WASHINGTON –Today, the Department of Commerce’s Bureau of Economic Analysis (BEA) released the third quarter GDP growth number for 2019. The Bureau found that real gross domestic product increased at an annual rate of 1.9% in the third quarter.
“Today’s report shows that the U.S. economy continues its steady growth in defiance of media skeptics calling for a recession,” said Secretary of Commerce Wilbur Ross. “Since President (Donald) Trump took office, wages have surged, unemployment has hit record lows, and poverty has fallen for all Americans, including the country’s most vulnerable.”
In the third quarter, U.S. consumer spending grew a healthy 2.9%, as American consumer confidence continued to buoy our country’s economic strength.
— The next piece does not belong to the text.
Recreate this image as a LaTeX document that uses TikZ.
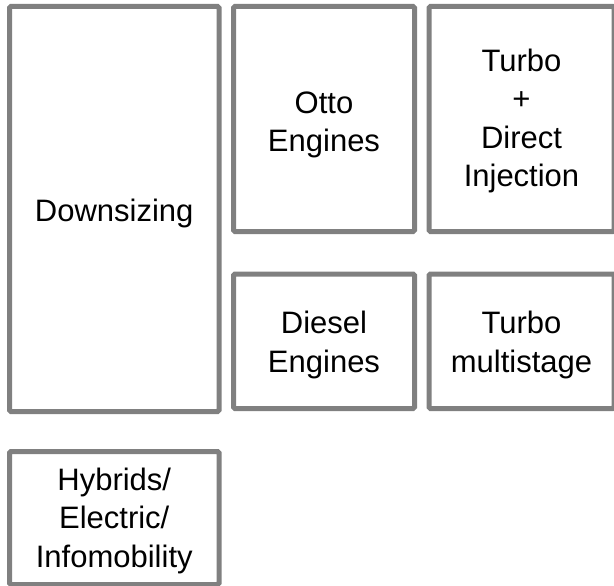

Spending on durable goods led and jumped 7.6% from the second quarter. Business intellectual property investment rose 6.6%, signaling that American business will continue to lead the world with new ideas and inventions.
In September 2019, unemployment in the U.S. fell to 3.5%, hitting the lowest level in 50 years. The unemployment rate for Hispanic Americans and African Americans were also at record lows. The total numbers of employed Americans hit the highest level on record. Between 2017 and 2018, 2.3 million more Americans gained full-time, year-round employment, including 1.6 million women.
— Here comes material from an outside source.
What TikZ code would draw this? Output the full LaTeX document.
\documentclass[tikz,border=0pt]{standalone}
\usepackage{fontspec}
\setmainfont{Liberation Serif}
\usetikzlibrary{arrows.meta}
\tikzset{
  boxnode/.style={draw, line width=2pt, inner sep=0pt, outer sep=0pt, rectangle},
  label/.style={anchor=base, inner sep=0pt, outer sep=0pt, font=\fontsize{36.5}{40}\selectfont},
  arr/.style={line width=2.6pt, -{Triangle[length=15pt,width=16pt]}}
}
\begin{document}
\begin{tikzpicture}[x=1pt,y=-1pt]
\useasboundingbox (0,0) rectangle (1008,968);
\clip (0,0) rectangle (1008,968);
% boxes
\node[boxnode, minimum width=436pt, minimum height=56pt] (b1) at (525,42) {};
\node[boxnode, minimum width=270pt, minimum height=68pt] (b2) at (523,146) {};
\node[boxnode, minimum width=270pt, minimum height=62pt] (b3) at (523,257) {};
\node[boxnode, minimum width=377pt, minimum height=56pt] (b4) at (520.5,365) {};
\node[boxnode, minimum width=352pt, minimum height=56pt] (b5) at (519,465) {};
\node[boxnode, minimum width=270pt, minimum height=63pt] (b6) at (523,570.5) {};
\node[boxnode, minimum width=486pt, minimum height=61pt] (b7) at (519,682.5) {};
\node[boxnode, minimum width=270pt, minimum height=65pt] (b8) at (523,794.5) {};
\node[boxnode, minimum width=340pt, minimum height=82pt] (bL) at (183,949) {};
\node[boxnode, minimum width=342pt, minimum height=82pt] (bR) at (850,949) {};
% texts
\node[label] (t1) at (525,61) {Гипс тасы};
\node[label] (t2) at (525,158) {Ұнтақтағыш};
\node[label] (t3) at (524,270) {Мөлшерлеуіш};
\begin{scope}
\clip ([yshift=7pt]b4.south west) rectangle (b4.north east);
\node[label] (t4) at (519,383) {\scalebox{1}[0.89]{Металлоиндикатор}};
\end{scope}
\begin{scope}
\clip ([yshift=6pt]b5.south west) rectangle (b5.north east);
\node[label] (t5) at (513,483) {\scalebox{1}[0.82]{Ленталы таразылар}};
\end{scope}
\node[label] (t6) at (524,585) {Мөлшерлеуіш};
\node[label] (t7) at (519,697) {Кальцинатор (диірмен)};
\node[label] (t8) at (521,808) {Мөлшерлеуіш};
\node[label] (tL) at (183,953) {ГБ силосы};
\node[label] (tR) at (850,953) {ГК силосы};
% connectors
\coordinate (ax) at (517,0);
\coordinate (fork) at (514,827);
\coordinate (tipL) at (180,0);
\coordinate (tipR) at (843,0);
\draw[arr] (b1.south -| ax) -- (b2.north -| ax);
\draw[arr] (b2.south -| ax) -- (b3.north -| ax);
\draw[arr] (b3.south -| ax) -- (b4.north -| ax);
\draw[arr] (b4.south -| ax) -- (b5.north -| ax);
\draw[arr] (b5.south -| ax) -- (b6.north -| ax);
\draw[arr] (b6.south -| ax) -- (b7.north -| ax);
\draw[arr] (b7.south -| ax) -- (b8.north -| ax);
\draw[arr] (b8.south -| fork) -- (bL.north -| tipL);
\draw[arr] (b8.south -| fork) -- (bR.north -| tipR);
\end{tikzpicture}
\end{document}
This has translated to higher incomes for average Americans. The Census Bureau reported in September that real median household income rose to more than $63,000 in 2018, the highest level in nearly two decades. Between 2017 and 2018, real median earnings of full-time, year-round workers rose 3.4% and 3.3% for men and women respectively. This good news tracks with Labor Department numbers, which marked more than a year of consecutive year-over-year hourly wage increases of 3% or higher. Before 2018, wage gains had not hit 3% since 2009.
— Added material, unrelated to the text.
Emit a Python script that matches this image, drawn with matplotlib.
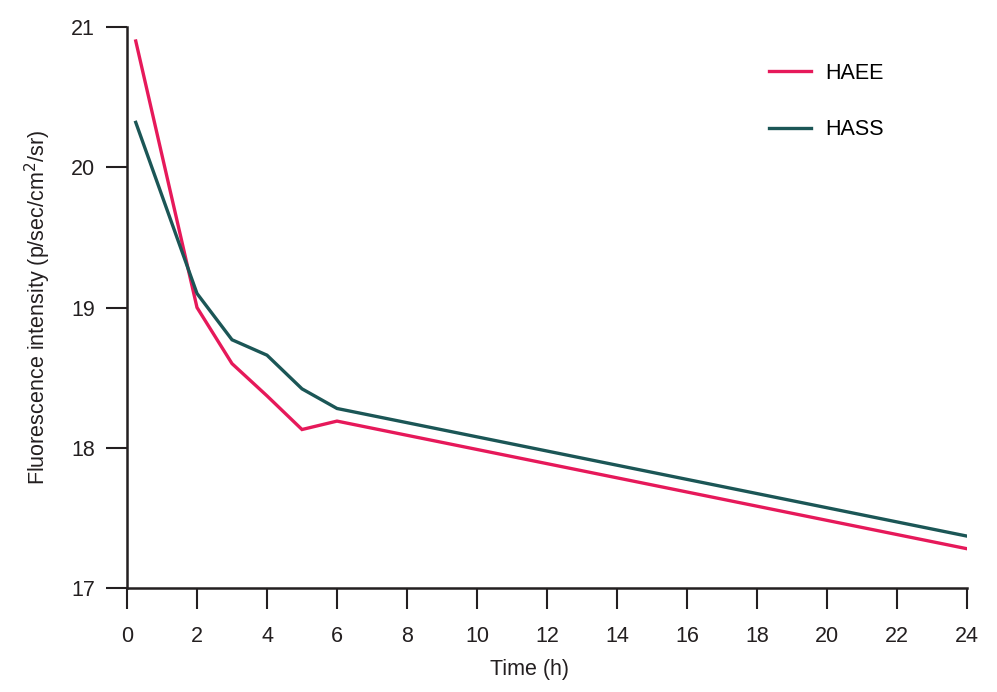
import matplotlib
matplotlib.use("Agg")
import matplotlib.pyplot as plt

time_h = [0.25, 2, 3, 4, 5, 6, 24]
haee = [20.90, 19.00, 18.60, 18.37, 18.13, 18.19, 17.28]
hass = [20.32, 19.10, 18.77, 18.66, 18.42, 18.28, 17.37]
xticks = list(range(0, 25, 2))
yticks = [17, 18, 19, 20, 21]

plt.rcParams['font.family'] = ['Liberation Sans', 'DejaVu Sans']

fig = plt.figure(figsize=(9.97, 6.92), dpi=100)
ax = fig.add_axes([127/997, 1-588/692, (967-127)/997, (588-27)/692])

c_haee = '#E6195A'
c_hass = '#1B5656'
ax.plot(time_h, haee, color=c_haee, lw=2.4, label='HAEE', solid_joinstyle='miter')
ax.plot(time_h, hass, color=c_hass, lw=2.4, label='HASS', solid_joinstyle='miter')

fs = 15.5
ax.set_xlim(0, 24)
ax.set_ylim(17, 21)
ax.set_xticks(xticks)
ax.set_yticks(yticks)
for s in ['top', 'right']:
    ax.spines[s].set_visible(False)
for s in ['left', 'bottom']:
    ax.spines[s].set_linewidth(1.8)
    ax.spines[s].set_color('#231F20')
ax.tick_params(axis='both', direction='out', length=15, width=1.5, colors='#231F20',
               labelsize=fs)
ax.tick_params(axis='x', pad=12)
ax.tick_params(axis='y', pad=8)
ax.set_xlabel('Time (h)', fontsize=fs, color='#231F20')
ax.xaxis.set_label_coords(0.4786, -0.127)
ax.set_ylabel('Fluorescence intensity (p/sec/cm$^2$/sr)', fontsize=fs, color='#231F20', labelpad=13)

leg = ax.legend(loc='upper left', bbox_to_anchor=(0.741, 0.971), frameon=False, fontsize=fs,
                handlelength=1.96, handletextpad=0.65, labelspacing=1.65)

fig.savefig('out.png', dpi=100)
The poverty rate has tumbled as well. In 2018, the poverty rate fell by 0.5% to the lowest level since 2001, as the growing economy lifted 1.7 million Americans out of poverty since just 2017. Disadvantaged groups such as Hispanic Americans and African Americans saw the largest poverty reductions. America’s children saw a 1.2 percentage points in poverty, while poverty for single mothers fell by 2.5 percentage points.